On 08/03/11 16:26, Mark Hahn wrote:

> if the app doesn't control this (or you with numactl),
> then you should expect performance to lie somewhere
> between the two extremes (fully local vs fully remote).
> the kernel does make some effort at keeping things local
> - and for that matter, avoiding moving a process among
> multiple cores/sockets.

It's worth also mentioning the issue of "NUMA diffusion"
through swapping made by David Singleton from ANU on the
hwloc-devel list:


# Unless it has changed very recently, Linux swapin_readahead
# is the main culprit in messing with NUMA locality on that
# platform. Faulting a single page causes 8 or 16 or whatever
# contiguous pages to be read from swap. An arbitrary contiguous
# range of pages in swap may not even come from the same process
# far less the same NUMA node.
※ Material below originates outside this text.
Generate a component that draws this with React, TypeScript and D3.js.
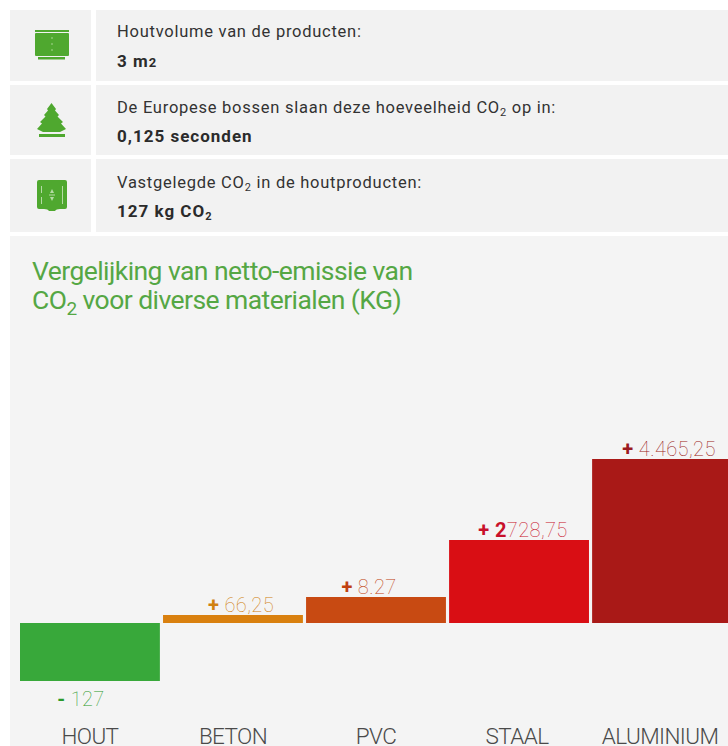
import React from 'react';
import * as d3 from 'd3';

// Bar heights do not follow the printed numbers in the source, so both are kept
const categories = ['HOUT', 'BETON', 'PVC', 'STAAL', 'ALUMINIUM'];
const barHeights = [-58, 8, 26, 83, 164];
const labelStrong = ['-', '+', '+', '+ 2', '+'];
const labelLight = [' 127', ' 66,25', ' 8.27', '728,75', ' 4.465,25'];
const barColors = ['#38a83a', '#d9800f', '#c84a12', '#d90e14', '#a91917'];
const labelColors = ['#2a9a2a', '#d08010', '#c04010', '#c8102a', '#9a1a20'];
const labelShift = [-9, 8, -7, 4, 7];
const nameShift = [0, 0, 0, -2, -2];

const rowLabels = ['Houtvolume van de producten:', 'De Europese bossen slaan deze hoeveelheid CO', 'Vastgelegde CO'];
const rowLabelTails = ['', ' op in:', ' in de houtproducten:'];
const rowValues = ['3 m', '0,125 seconden', '127 kg CO'];

const width = 728;
const height = 746;
const font = 'Roboto, sans-serif';
const green = '#4fa82f';

const x = d3.scaleBand<string>().domain(categories).range([20, 732]).paddingInner(0.022);
const y = d3.scaleLinear().domain([0, 164]).range([623, 459]);

const rows = [
  { top: 10, h: 71, textY: 37, valueY: 67 },
  { top: 85, h: 70, textY: 113, valueY: 142 },
  { top: 159, h: 73, textY: 188, valueY: 217 },
];

const IconBox = () => (
  <g fill={green}>
    <rect x={35} y={30} width={34} height={2} />
    <rect x={35} y={33} width={34} height={23} rx={1} />
    <rect x={38} y={57} width={27} height={2.5} />
    <g fill="#a5d38f">
      <rect x={51.5} y={37} width={1} height={2} />
      <rect x={51.5} y={43} width={1} height={2} />
      <rect x={51.5} y={49} width={1} height={2} />
    </g>
  </g>
);

const IconTree = () => (
  <g fill={green}>
    <path d="M51.5 103 L56 109 L55 110.5 L59 115 L57.5 116.5 L63 122 L61 123.5 L66 129 L60 132 L43 132 L37 129 L42 123.5 L40 122 L45.5 116.5 L44 115 L48 110.5 L47 109 Z" />
    <rect x={39} y={134} width={26} height={3} />
  </g>
);

const IconLog = () => (
  <g>
    <path d="M39 180 H65 Q67 180 67 182 V207 Q67 209 65 209 H60 Q56 209 55 211 H49 Q48 209 44 209 H39 Q37 209 37 207 V182 Q37 180 39 180 Z" fill={green} />
    <g fill="#b5dba5">
      <rect x={41} y={186} width={1} height={7} />
      <rect x={41} y={197} width={1} height={7} />
      <rect x={62} y={186} width={1} height={18} />
      <path d="M52 189 L54 193 H50 Z" />
      <path d="M52 201 L54 197 H50 Z" />
      <rect x={49} y={194.5} width={6} height={1} />
    </g>
  </g>
);

const icons = [<IconBox />, <IconTree />, <IconLog />];

const App: React.FC = () => {
  return (
    <svg
      width={width}
      height={height}
      viewBox={`0 0 ${width} ${height}`}
      style={{ position: 'absolute', left: 0, top: 0, display: 'block', background: '#fff' }}
      fontFamily={font}
    >
      {/* Info rows */}
      {rows.map((r, i) => (
        <g key={i}>
          <rect x={10} y={r.top} width={81} height={r.h} fill="#f2f2f2" />
          <rect x={96} y={r.top} width={632} height={r.h} fill="#f2f2f2" />
          {icons[i]}
          <text x={117} y={r.textY} fontSize={16.5} letterSpacing={0.74} fill="#333">
            {rowLabels[i]}
            {i > 0 && <tspan dy={3} fontSize={11}>2</tspan>}
            {i > 0 && <tspan dy={-3}>{rowLabelTails[i]}</tspan>}
          </text>
          <text x={117} y={r.valueY} fontSize={17} fontWeight={700} letterSpacing={1} fill="#2b2b2b">
            {rowValues[i]}
            {i === 0 && <tspan fontSize={13}>2</tspan>}
            {i === 2 && <tspan dy={3} fontSize={11}>2</tspan>}
          </text>
        </g>
      ))}

      {/* Chart panel */}
      <rect x={10} y={236} width={718} height={510} fill="#f4f4f4" />
      <g fontSize={26.5} letterSpacing={-0.56} fill="#55a744">
        <text x={32} y={280}>Vergelijking van netto-emissie van</text>
        <text x={32} y={309}>
          CO<tspan dy={6} fontSize={19}>2</tspan>
          <tspan dy={-6}> voor diverse materialen (KG)</tspan>
        </text>
      </g>

      {categories.map((c, i) => {
        const v = barHeights[i];
        const bx = x(c) as number;
        const cx = bx + x.bandwidth() / 2;
        const top = Math.min(y(v), y(0));
        const bottom = Math.max(y(v), y(0));
        return (
          <g key={c}>
            <rect x={bx} y={top} width={x.bandwidth()} height={bottom - top} fill={barColors[i]} />
            <text
              x={cx + labelShift[i]}
              y={v < 0 ? bottom + 25 : top - 3}
              textAnchor="middle"
              fontSize={20}
              fontWeight={100}
              letterSpacing={0.4}
              fill={labelColors[i]}
            >
              <tspan fontWeight={700}>{labelStrong[i]}</tspan>
              {labelLight[i]}
            </text>
            <text
              x={cx + nameShift[i]}
              y={743.5}
              textAnchor="middle"
              fontSize={22.5}
              fontWeight={300}
              letterSpacing={-0.6}
              fill="#4a4a4a"
            >
              {c}
            </text>
          </g>
        );
      })}
    </svg>
  );
};

export default App;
My understanding is that since
# there is no NUMA info with the swap entry, the only policy
# that can be applied to is that of the faulting vma in the
# faulting process. The faulted page will have the desired NUMA
# placement but possibly not the rest. So swapping mixes
# different process' NUMA policies leading to a "NUMA diffusion
# process".

Keep in mind that the reason that ANU runs systems with swap
is so they can suspend jobs, page the entire thing out and
start a new higher priority job.  Running without swap isn't
really an option for them..